Opinion
November 28, 1938.
Action for an accounting and for the enforcement of a claimed contract to issue to the plaintiff one-third of the stock of the corporate defendant. The contract invoked is claimed to be one of joint venture. Order denying motion of defendant Kinney, under Civil Practice Rule 112, to dismiss the complaint and for judgment on the pleadings reversed on the law, with ten dollars costs and disbursements, and the motion granted, with ten dollars costs. Neither paragraph 12 of the complaint nor any other paragraph alleges any facts indicating that Kinney assumed any personal obligation or agreed to do any act with reference to the claimed joint venture said to be evidenced in Exhibit A, annexed to the complaint.
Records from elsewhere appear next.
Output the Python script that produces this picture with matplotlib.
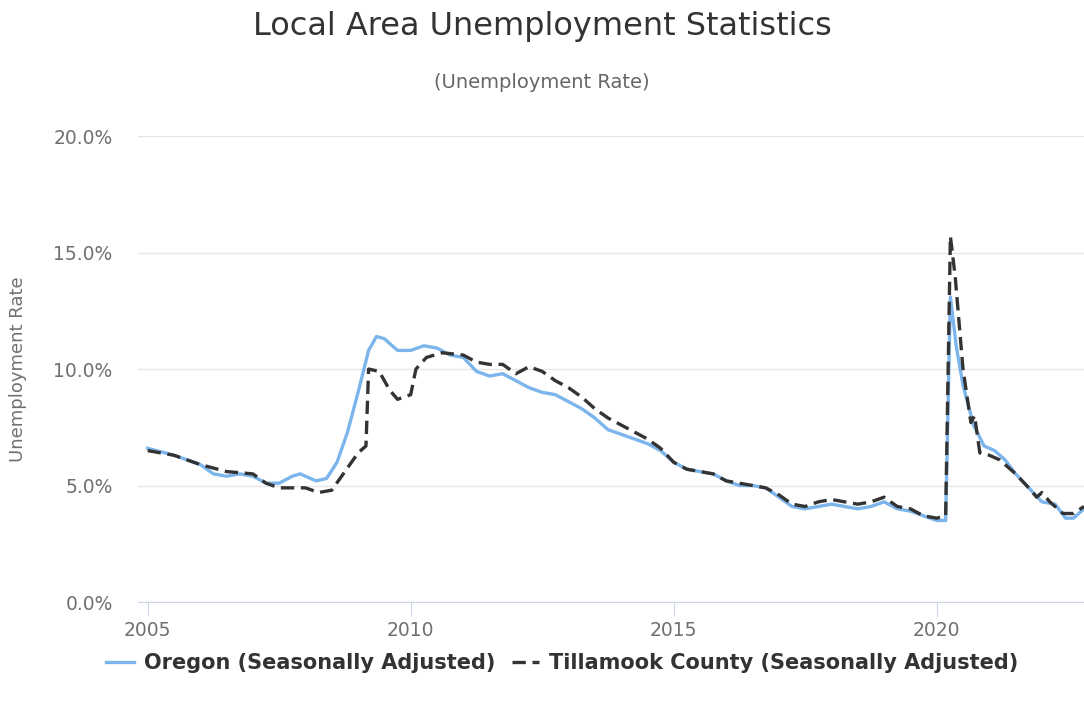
import matplotlib.pyplot as plt

plt.rcParams['font.family'] = ['DejaVu Sans']

# data (decimal years, %)
or_year = [2005.0, 2005.5, 2006.0, 2006.25, 2006.5, 2006.75, 2007.0, 2007.25, 2007.5, 2007.75,
           2007.9, 2008.2, 2008.4, 2008.6, 2008.8, 2009.0, 2009.2, 2009.35, 2009.5, 2009.75,
           2010.0, 2010.25, 2010.5, 2010.75, 2011.0, 2011.25, 2011.5, 2011.75, 2012.0, 2012.25,
           2012.5, 2012.75, 2013.0, 2013.25, 2013.5, 2013.75, 2014.0, 2014.25, 2014.5, 2014.75,
           2015.0, 2015.25, 2015.5, 2015.75, 2016.0, 2016.25, 2016.5, 2016.75, 2017.0, 2017.25,
           2017.5, 2017.75, 2018.0, 2018.25, 2018.5, 2018.75, 2019.0, 2019.25, 2019.5, 2019.75,
           2020.0, 2020.17, 2020.26, 2020.37, 2020.5, 2020.7, 2020.9, 2021.1, 2021.3, 2021.5,
           2021.75, 2022.0, 2022.25, 2022.45, 2022.6, 2022.8]
or_rate = [6.6, 6.3, 5.9, 5.5, 5.4, 5.5, 5.4, 5.1, 5.1, 5.4,
           5.5, 5.2, 5.3, 6.0, 7.3, 9.0, 10.8, 11.4, 11.3, 10.8,
           10.8, 11.0, 10.9, 10.6, 10.5, 9.9, 9.7, 9.8, 9.5, 9.2,
           9.0, 8.9, 8.6, 8.3, 7.9, 7.4, 7.2, 7.0, 6.8, 6.5,
           6.0, 5.7, 5.6, 5.5, 5.2, 5.0, 5.0, 4.9, 4.5, 4.1,
           4.0, 4.1, 4.2, 4.1, 4.0, 4.1, 4.3, 4.0, 3.9, 3.7,
           3.5, 3.5, 13.1, 11.0, 9.3, 7.6, 6.7, 6.5, 6.1, 5.5,
           4.9, 4.3, 4.2, 3.6, 3.6, 4.0]

ti_year = [2005.0, 2005.5, 2006.0, 2006.5, 2007.0, 2007.25, 2007.5, 2008.0, 2008.25, 2008.5,
           2008.75, 2009.0, 2009.15, 2009.2, 2009.4, 2009.6, 2009.75, 2010.0, 2010.1, 2010.3,
           2010.6, 2011.0, 2011.25, 2011.5, 2011.75, 2012.0, 2012.25, 2012.5, 2012.75, 2013.0,
           2013.25, 2013.5, 2013.75, 2014.0, 2014.25, 2014.5, 2014.75, 2015.0, 2015.25, 2015.5,
           2015.75, 2016.0, 2016.25, 2016.5, 2016.75, 2017.0, 2017.25, 2017.5, 2017.75, 2018.0,
           2018.25, 2018.5, 2018.75, 2019.0, 2019.25, 2019.5, 2019.75, 2020.0, 2020.17, 2020.26,
           2020.35, 2020.5, 2020.65, 2020.72, 2020.82, 2021.0, 2021.2, 2021.5, 2021.75, 2021.9,
           2022.0, 2022.15, 2022.4, 2022.6, 2022.8]
ti_rate = [6.5, 6.3, 5.9, 5.6, 5.5, 5.1, 4.9, 4.9, 4.7, 4.8,
           5.6, 6.4, 6.7, 10.0, 9.9, 9.1, 8.7, 8.9, 10.0, 10.5,
           10.7, 10.6, 10.3, 10.2, 10.2, 9.8, 10.1, 9.9, 9.5, 9.2,
           8.8, 8.3, 7.9, 7.6, 7.3, 7.0, 6.6, 6.0, 5.7, 5.6,
           5.5, 5.2, 5.1, 5.0, 4.9, 4.6, 4.2, 4.1, 4.3, 4.4,
           4.3, 4.2, 4.3, 4.5, 4.1, 4.0, 3.7, 3.6, 3.7, 15.7,
           14.0, 10.0, 7.7, 8.0, 6.4, 6.3, 6.1, 5.5, 4.9, 4.5,
           4.7, 4.3, 3.8, 3.8, 4.1]

labels = ['Oregon (Seasonally Adjusted)', 'Tillamook County (Seasonally Adjusted)']
yticks = [0, 5, 10, 15, 20]
xticks = [2005, 2010, 2015, 2020]

fig = plt.figure(figsize=(10.84, 7.07), dpi=100)
ax = fig.add_axes([0.127, 0.1485, 0.873, 0.659])

ax.plot(or_year, or_rate, color='#7cb5ec', lw=2.4, label=labels[0], zorder=3)
ax.plot(ti_year, ti_rate, color='#333333', lw=2.4, ls=(0, (4, 2)), label=labels[1], zorder=4)

ax.set_xlim(2004.81, 2022.8)
ax.set_ylim(0, 20)
ax.set_yticks(yticks)
ax.set_yticklabels(['%.1f%%' % v for v in yticks])
ax.set_xticks(xticks)
ax.grid(axis='y', color='#e6e6e6', lw=1)
ax.set_axisbelow(True)
for s in ['top', 'right', 'left']:
    ax.spines[s].set_visible(False)
ax.spines['bottom'].set_color('#ccd6eb')
ax.tick_params(axis='y', length=0, labelsize=13.5, labelcolor='#707070', pad=18)
ax.tick_params(axis='x', length=10, color='#ccd6eb', labelsize=13.5, labelcolor='#707070', pad=4)
ax.set_ylabel('Unemployment Rate', fontsize=13, color='#707070', labelpad=19)

fig.text(0.5, 0.962, 'Local Area Unemployment Statistics', ha='center', va='center',
         fontsize=23, color='#333333')
fig.text(0.5, 0.884, '(Unemployment Rate)', ha='center', va='center',
         fontsize=14, color='#666666')

leg = fig.legend(loc='center', bbox_to_anchor=(0.519, 0.062), ncol=2, frameon=False,
                 handlelength=1.3, columnspacing=0.8, handletextpad=0.5,
                 prop={'size': 15, 'weight': 'bold'})
for t in leg.get_texts():
    t.set_color('#333333')

fig.savefig('out.png', dpi=100)
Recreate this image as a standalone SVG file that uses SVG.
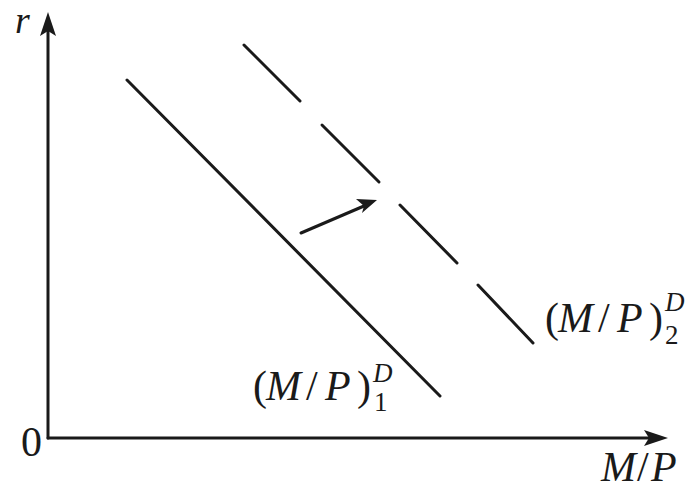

The obligations in that instrument so far as Kinney is concerned were assumed, at best, by the corporate defendant, against which plaintiff may enforce his claim if it has validity. (1 Williston on Contracts [Rev. ed.], § 306.) We, of course, do not pass upon plaintiff's rights, if any, against Polakow. There is no allegation which indicates that, assuming Kinney made any promises in reference to the venture referred to in Exhibit A, any consideration flowed to Kinney for such promise. The statutory change in respect of want of consideration is no aid to the plaintiff under the facts here alleged (Laws of 1936, chap. 281) as that provision is limited to certain forms of contract and requires a writing to be signed by the one sought to be charged with liability. Lazansky, P.J., Hagarty, Carswell, Johnston and Close, JJ., concur.
Amdg. Pers. Prop. Law, § 33, subd. 2, and Real Property Law, § 279. — [REP.